Entries with chart source code

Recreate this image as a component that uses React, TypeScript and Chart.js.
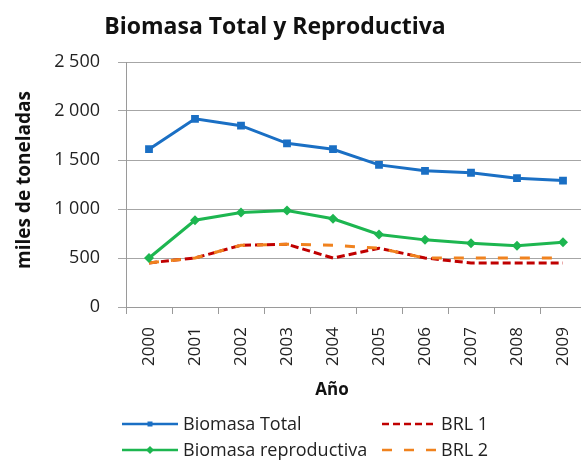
import React, { useEffect, useRef } from "react";
import { Chart, registerables } from "chart.js";

Chart.register(...registerables);

const years = ["2000", "2001", "2002", "2003", "2004", "2005", "2006", "2007", "2008", "2009"];
const biomasaTotal = [1610, 1920, 1850, 1670, 1610, 1450, 1390, 1370, 1315, 1290];
const biomasaReproductiva = [500, 885, 965, 985, 900, 740, 685, 650, 625, 660];
const brl1 = [450, 500, 630, 640, 500, 600, 500, 450, 450, 450];
const brl2 = [450, 500, 630, 640, 630, 600, 500, 500, 500, 500];
const yTicks = [0, 500, 1000, 1500, 2000, 2500];

const FONT = "'Open Sans', 'Noto Sans', sans-serif";
const BLUE = "#1A6FC4";
const GREEN = "#1DB650";
const RED = "#C00000";
const ORANGE = "#F0821E";

function fmt(v: number): string {
  const s = String(v);
  if (s.length > 3) return s.slice(0, s.length - 3) + " " + s.slice(s.length - 3);
  return s;
}

export default function App() {
  const ref = useRef<HTMLCanvasElement | null>(null);

  useEffect(() => {
    if (!ref.current) return;
    const chart = new Chart(ref.current, {
      type: "line",
      data: {
        labels: years,
        datasets: [
          {
            label: "Biomasa Total",
            data: biomasaTotal,
            borderColor: BLUE,
            backgroundColor: BLUE,
            borderWidth: 3,
            pointStyle: "rect",
            pointRadius: 5.5,
            pointBorderWidth: 0,
            order: 1,
          },
          {
            label: "Biomasa reproductiva",
            data: biomasaReproductiva,
            borderColor: GREEN,
            backgroundColor: GREEN,
            borderWidth: 3,
            pointStyle: "rectRot",
            pointRadius: 5,
            pointBorderWidth: 0,
            order: 2,
          },
          {
            label: "BRL 1",
            data: brl1,
            borderColor: RED,
            backgroundColor: RED,
            borderWidth: 3,
            borderDash: [8, 4],
            pointRadius: 0,
            order: 4,
          },
          {
            label: "BRL 2",
            data: brl2,
            borderColor: ORANGE,
            backgroundColor: ORANGE,
            borderWidth: 3,
            borderDash: [10, 12],
            pointRadius: 0,
            order: 3,
          },
        ],
      },
      options: {
        responsive: false,
        animation: false,
        layout: { padding: { left: 0, right: 14, top: 62, bottom: 0 } },
        plugins: {
          legend: { display: false },
          title: { display: false },
          tooltip: { enabled: false },
        },
        scales: {
          x: {
            offset: true,
            grid: {
              offset: true,
              drawOnChartArea: false,
              drawTicks: true,
              tickLength: 7,
              color: "#9a9a9a",
            },
            border: { color: "#9a9a9a", width: 1 },
            ticks: {
              minRotation: 90,
              maxRotation: 90,
              autoSkip: false,
              padding: 13,
              color: "#222",
              font: { family: FONT, size: 17 },
            },
            afterFit: (scale: any) => {
              scale.height = 153;
            },
          },
          y: {
            min: 0,
            max: 2500,
            afterBuildTicks: (scale: any) => {
              scale.ticks = yTicks.map((v) => ({ value: v }));
            },
            grid: {
              color: "#a6a6a6",
              drawTicks: true,
              tickLength: 8,
            },
            border: { color: "#9a9a9a", width: 1 },
            ticks: {
              padding: 18,
              color: "#222",
              font: { family: FONT, size: 18 },
              callback: (v: any) => fmt(Number(v)),
            },
            afterFit: (scale: any) => {
              scale.width = 126;
            },
          },
        },
      },
    });
    return () => chart.destroy();
  }, []);

  const legendText: React.CSSProperties = {
    position: "absolute",
    fontFamily: FONT,
    fontSize: 18,
    color: "#222",
    lineHeight: "22px",
    whiteSpace: "nowrap",
  };

  return (
    <div style={{ position: "absolute", left: 0, top: 0, width: 581, height: 460, overflow: "hidden", background: "#fff" }}>
      <canvas ref={ref} width={600} height={460} style={{ position: "absolute", left: 0, top: 0, width: 600, height: 460 }} />
      <div
        style={{
          position: "absolute",
          left: 0,
          width: 550,
          top: 8,
          textAlign: "center",
          fontFamily: FONT,
          fontWeight: "bold",
          fontSize: 23,
          lineHeight: "34px",
          color: "#111",
          whiteSpace: "nowrap",
        }}
      >
        Biomasa Total y Reproductiva
      </div>
      <div
        style={{
          position: "absolute",
          left: 23 - 110,
          top: 180 - 13,
          width: 220,
          textAlign: "center",
          transform: "rotate(-90deg)",
          fontFamily: FONT,
          fontWeight: "bold",
          fontSize: 19,
          lineHeight: "26px",
          color: "#111",
          whiteSpace: "nowrap",
        }}
      >
        miles de toneladas
      </div>
      <div
        style={{
          position: "absolute",
          left: 332 - 50,
          top: 389 - 12,
          width: 100,
          textAlign: "center",
          fontFamily: FONT,
          fontWeight: "bold",
          fontSize: 17,
          lineHeight: "24px",
          color: "#111",
        }}
      >
        Año
      </div>
      <svg style={{ position: "absolute", left: 0, top: 0 }} width={581} height={460}>
        <line x1={122} y1={424} x2={178} y2={424} stroke={BLUE} strokeWidth={2.5} />
        <rect x={147.5} y={421.5} width={5} height={5} fill={BLUE} />
        <line x1={122} y1={450} x2={178} y2={450} stroke={GREEN} strokeWidth={2.5} />
        <polygon points="150,446 154,450 150,454 146,450" fill={GREEN} />
        <line x1={382} y1={424} x2={437} y2={424} stroke={RED} strokeWidth={2.5} strokeDasharray="7 4" />
        <line x1={382} y1={450} x2={437} y2={450} stroke={ORANGE} strokeWidth={2.5} strokeDasharray="10 12" />
      </svg>
      <div style={{ ...legendText, left: 183, top: 412 }}>Biomasa Total</div>
      <div style={{ ...legendText, left: 183, top: 438 }}>Biomasa reproductiva</div>
      <div style={{ ...legendText, left: 441, top: 412 }}>BRL 1</div>
      <div style={{ ...legendText, left: 441, top: 438 }}>BRL 2</div>
    </div>
  );
}
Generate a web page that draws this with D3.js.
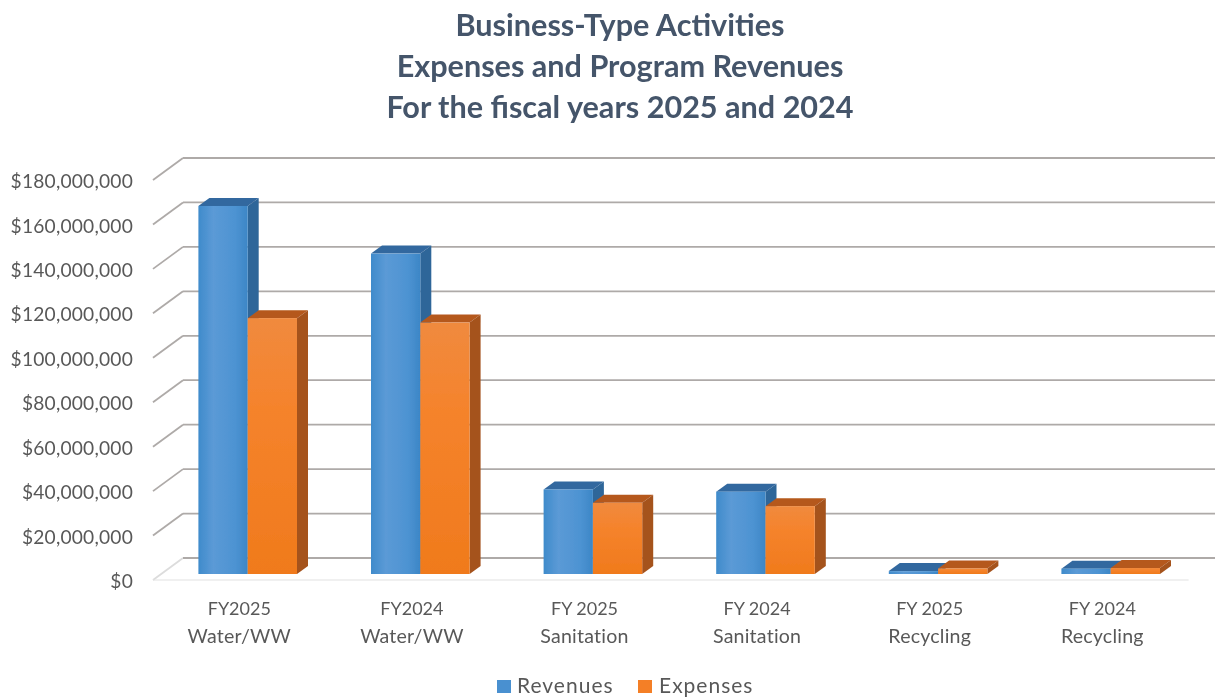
<!DOCTYPE html>
<html><head><meta charset="utf-8">
<script src="https://cdn.jsdelivr.net/npm/d3@7/dist/d3.min.js"></script>
<style>html,body{margin:0;padding:0;background:#fff}svg{display:block}text{font-family:Lato,"Open Sans",sans-serif}</style>
</head><body><svg id="c" width="1215" height="698"></svg>
<script>
const titleLines = ["Business-Type Activities","Expenses and Program Revenues","For the fiscal years 2025 and 2024"];
const categoryYears = ["FY2025","FY2024","FY 2025","FY 2024","FY 2025","FY 2024"];
const categoryTypes = ["Water/WW","Water/WW","Sanitation","Sanitation","Recycling","Recycling"];
const revenues = [165400000,144000000,38000000,37000000,1300000,2400000];
const expenses = [115000000,113000000,32000000,30500000,2500000,2700000];
const seriesNames = ["Revenues","Expenses"];
const yTicks = [0,20000000,40000000,60000000,80000000,100000000,120000000,140000000,160000000,180000000];

const svg = d3.select("#c");
const defs = svg.append("defs");
const blur = defs.append("filter").attr("id","soft");
blur.append("feGaussianBlur").attr("stdDeviation",0.6);
function grad(id,stops,x2,y2){
  const g=defs.append("linearGradient").attr("id",id).attr("x1",0).attr("y1",0).attr("x2",x2).attr("y2",y2);
  stops.forEach(s=>g.append("stop").attr("offset",s[0]).attr("stop-color",s[1]));
}
grad("gb",[[0,"#3f8bcb"],[0.3,"#5b9ad6"],[0.75,"#4d93d2"],[1,"#3c86c6"]],1,0);
grad("go",[[0,"#f08a3e"],[0.35,"#f5832c"],[1,"#f07a1c"]],0,1);
const g = svg.append("g").attr("filter","url(#soft)");

const wallFront = d3.scaleLinear().domain([0,180000000]).range([580,180]);
const barY = d3.scaleLinear().domain([0,180000000]).range([574,173.5]);
const x = d3.scaleBand().domain(d3.range(categoryYears.length)).range([153,1188.6]);
const wallDx = 30, wallDy = -22, barDx = 11, barDy = -8, barOffset = 8.4;
const barW = 49.3;

// walls
g.selectAll(".side").data(yTicks).join("path").attr("fill","none")
  .attr("stroke",d=>d===0?"#dcdcdc":"#aeaaa8").attr("stroke-width",1.8)
  .attr("d",d=>`M${x.range()[0]},${wallFront(d)}l${wallDx},${wallDy}`);
g.selectAll(".back").data(yTicks).join("line")
  .attr("x1",x.range()[0]+wallDx).attr("x2",1215)
  .attr("y1",d=>wallFront(d)+wallDy).attr("y2",d=>wallFront(d)+wallDy)
  .attr("stroke","#aeaaa8").attr("stroke-width",1.8);
g.append("line").attr("x1",x.range()[0]).attr("x2",x.range()[1]).attr("y1",wallFront(0)).attr("y2",wallFront(0))
  .attr("stroke","#e2e2e2").attr("stroke-width",1.2);

// bars
function bars(values,offset,front,top,side){
  const s=g.append("g");
  const left=(i)=>x(i)+x.bandwidth()/2-barW+barOffset+offset*barW;
  s.selectAll(".t").data(values).join("path").attr("fill",top)
    .attr("d",(d,i)=>`M${left(i)},${barY(d)}l${barDx},${barDy}h${barW}l${-barDx},${-barDy}z`);
  s.selectAll(".s").data(values).join("path").attr("fill",side)
    .attr("d",(d,i)=>`M${left(i)+barW},${barY(d)}l${barDx},${barDy}V${barY(0)+barDy}l${-barDx},${-barDy}z`);
  s.selectAll(".f").data(values).join("rect").attr("fill",front)
    .attr("x",(d,i)=>left(i)).attr("width",barW).attr("y",d=>barY(d)).attr("height",d=>barY(0)-barY(d));
}
bars(revenues,0,"url(#gb)","#32689f","#2f6699");
bars(expenses,1,"url(#go)","#b5591e","#a5521d");

// y axis
const yAxis = d3.axisLeft(wallFront).tickValues(yTicks).tickSize(0).tickPadding(0)
  .tickFormat(d=>"$"+d3.format(",")(d));
const ya = g.append("g").attr("transform","translate(133,1.5)").call(yAxis);
ya.select(".domain").remove();
ya.selectAll("text").attr("font-size",19.2).attr("fill","#595959").style("letter-spacing","0.2px").style("font-family","Lato");

// x axis
const xa = g.append("g").call(d3.axisBottom(x).tickSize(0).tickFormat(""));
xa.select(".domain").remove();
xa.selectAll("text").remove();
const labels = g.selectAll(".xl").data(d3.range(categoryYears.length)).join("text")
  .attr("text-anchor","middle").attr("fill","#595959")
  .attr("x",i=>x(i)+x.bandwidth()/2);
labels.append("tspan").attr("font-size",18).attr("x",i=>x(i)+x.bandwidth()/2).attr("y",615).text(i=>categoryYears[i]);
labels.append("tspan").attr("font-size",19.6).style("letter-spacing","0.2px").attr("x",i=>x(i)+x.bandwidth()/2).attr("y",643).text(i=>categoryTypes[i]);

// title
g.selectAll(".title").data(titleLines).join("text").attr("x",620).attr("y",(d,i)=>36+i*41)
  .attr("text-anchor","middle").attr("font-size",30.6).attr("font-weight",700).attr("fill","#44546a").text(d=>d);

// legend
const legendItems=[[497,517,"#4a90d0"],[638,659,"#f47f25"]];
const lg=g.selectAll(".lg").data(seriesNames).join("g");
lg.append("rect").attr("x",(d,i)=>legendItems[i][0]).attr("y",680).attr("width",14).attr("height",13).attr("fill",(d,i)=>legendItems[i][2]);
lg.append("text").attr("x",(d,i)=>legendItems[i][1]).attr("y",693).attr("font-size",21).attr("fill","#595959").style("letter-spacing","1px").text(d=>d);
</script></body></html>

• _Work required_: Pictures are excluded; extract exactly the lines from the start of the data through the line that holds "Chart.register(...registerables);", both ends included.

• _Result of the task_:
Recreate this image as a component that uses React, TypeScript and Chart.js.
import React, { useEffect, useRef } from "react";
import { Chart, registerables } from "chart.js";

Chart.register(...registerables);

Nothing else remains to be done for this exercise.